* **Task instructions**
Quote all of the data exactly as given. Skip every picture it contains.

* **Dataset excerpt**
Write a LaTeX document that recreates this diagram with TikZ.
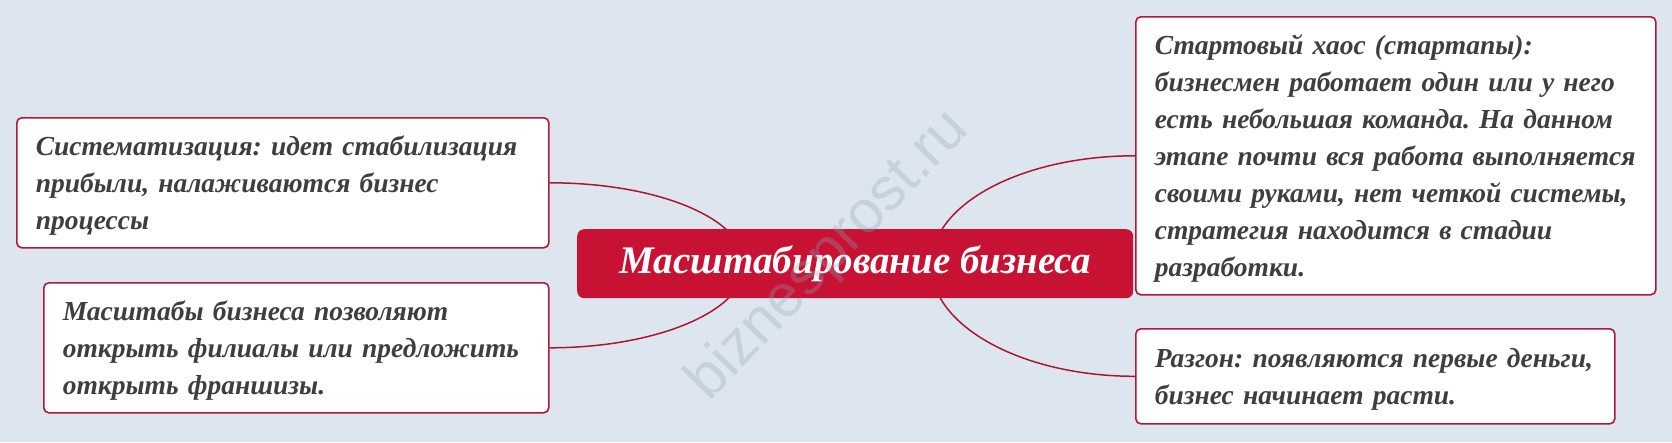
\documentclass[tikz,border=0pt]{standalone}
\usepackage{fontspec}
\setmainfont{Liberation Serif}
\newfontfamily\wmfont{Liberation Sans}
\frenchspacing
\definecolor{bgc}{RGB}{221,230,238}
\definecolor{redc}{RGB}{200,18,52}
\definecolor{edgec}{RGB}{178,24,58}
\definecolor{linec}{RGB}{172,22,52}
\definecolor{txtc}{RGB}{62,62,62}
\definecolor{wmc}{RGB}{140,165,188}
\tikzset{
  leaf/.style={draw=edgec, line width=1.6pt, fill=white, rounded corners=5pt,
    anchor=north west, inner xsep=19pt, inner ysep=0pt, align=left,
    text=txtc, font=\fontsize{27.5}{37}\selectfont\bfseries\itshape},
  hub/.style={fill=redc, rounded corners=7pt, anchor=north west,
    minimum width=556pt, minimum height=69pt, inner sep=0pt,
    text=white, font=\fontsize{39}{44}\selectfont\bfseries\itshape},
  conn/.style={draw=linec, line width=1.5pt}
}
\begin{document}
\begin{tikzpicture}[x=1pt,y=-1pt]
\useasboundingbox (0,0) rectangle (1672,442);
\fill[bgc] (0,0) rectangle (1672,442);
\coordinate (cl) at (745,265);
\coordinate (cr) at (931,265);
\node[leaf, text width=494pt, minimum height=130pt] (A) at (16,117)
  {\strut Систематизация: идет стабилизация\\прибыли, налаживаются бизнес\\процессы};
\node[leaf, text width=467pt, minimum height=130pt] (B) at (43,282)
  {\strut Масштабы бизнеса позволяют\\открыть филиалы или предложить\\открыть франшизы.};
\node[leaf, text width=482pt, minimum height=278pt] (C) at (1135,16)
  {\strut Стартовый хаос (стартапы):\\бизнесмен работает один или у него\\есть небольшая команда. На данном\\этапе почти вся работа выполняется\\своими руками, нет четкой системы,\\стратегия находится в стадии\\разработки.};
\node[leaf, text width=441pt, minimum height=95pt] (D) at (1135,328)
  {\strut Разгон: появляются первые деньги,\\бизнес начинает расти.};
\draw[conn] (A.east) .. controls +(109,0) and +(0,-46) .. (cl);
\draw[conn] (B.east) .. controls +(109,0) and +(0,45) .. (cl);
\draw[conn] (C.west) .. controls +(-113,0) and +(0,-61) .. (cr);
\draw[conn] (D.west) .. controls +(-113,0) and +(0,61) .. (cr);
\node[hub] (M) at (577,229) {Масштабирование бизнеса};
\node[text=wmc, opacity=0.3, rotate=46, font=\wmfont\fontsize{60}{60}\selectfont] (W) at (829,256) {biznesprost.ru};
\end{tikzpicture}
\end{document}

* **Answer to this task**
Write a LaTeX document that recreates this diagram with TikZ.
\documentclass[tikz,border=0pt]{standalone}
\usepackage{fontspec}
\setmainfont{Liberation Serif}
\newfontfamily\wmfont{Liberation Sans}
\frenchspacing
\definecolor{bgc}{RGB}{221,230,238}
\definecolor{redc}{RGB}{200,18,52}
\definecolor{edgec}{RGB}{178,24,58}
\definecolor{linec}{RGB}{172,22,52}
\definecolor{txtc}{RGB}{62,62,62}
\definecolor{wmc}{RGB}{140,165,188}
\tikzset{
  leaf/.style={draw=edgec, line width=1.6pt, fill=white, rounded corners=5pt,
    anchor=north west, inner xsep=19pt, inner ysep=0pt, align=left,
    text=txtc, font=\fontsize{27.5}{37}\selectfont\bfseries\itshape},
  hub/.style={fill=redc, rounded corners=7pt, anchor=north west,
    minimum width=556pt, minimum height=69pt, inner sep=0pt,
    text=white, font=\fontsize{39}{44}\selectfont\bfseries\itshape},
  conn/.style={draw=linec, line width=1.5pt}
}
\begin{document}
\begin{tikzpicture}[x=1pt,y=-1pt]
\useasboundingbox (0,0) rectangle (1672,442);
\fill[bgc] (0,0) rectangle (1672,442);
\coordinate (cl) at (745,265);
\coordinate (cr) at (931,265);
\node[leaf, text width=494pt, minimum height=130pt] (A) at (16,117)
  {\strut Систематизация: идет стабилизация\\прибыли, налаживаются бизнес\\процессы};
\node[leaf, text width=467pt, minimum height=130pt] (B) at (43,282)
  {\strut Масштабы бизнеса позволяют\\открыть филиалы или предложить\\открыть франшизы.};
\node[leaf, text width=482pt, minimum height=278pt] (C) at (1135,16)
  {\strut Стартовый хаос (стартапы):\\бизнесмен работает один или у него\\есть небольшая команда. На данном\\этапе почти вся работа выполняется\\своими руками, нет четкой системы,\\стратегия находится в стадии\\разработки.};
\node[leaf, text width=441pt, minimum height=95pt] (D) at (1135,328)
  {\strut Разгон: появляются первые деньги,\\бизнес начинает расти.};
\draw[conn] (A.east) .. controls +(109,0) and +(0,-46) .. (cl);
\draw[conn] (B.east) .. controls +(109,0) and +(0,45) .. (cl);
\draw[conn] (C.west) .. controls +(-113,0) and +(0,-61) .. (cr);
\draw[conn] (D.west) .. controls +(-113,0) and +(0,61) .. (cr);
\node[hub] (M) at (577,229) {Масштабирование бизнеса};
\node[text=wmc, opacity=0.3, rotate=46, font=\wmfont\fontsize{60}{60}\selectfont] (W) at (829,256) {biznesprost.ru};
\end{tikzpicture}
\end{document}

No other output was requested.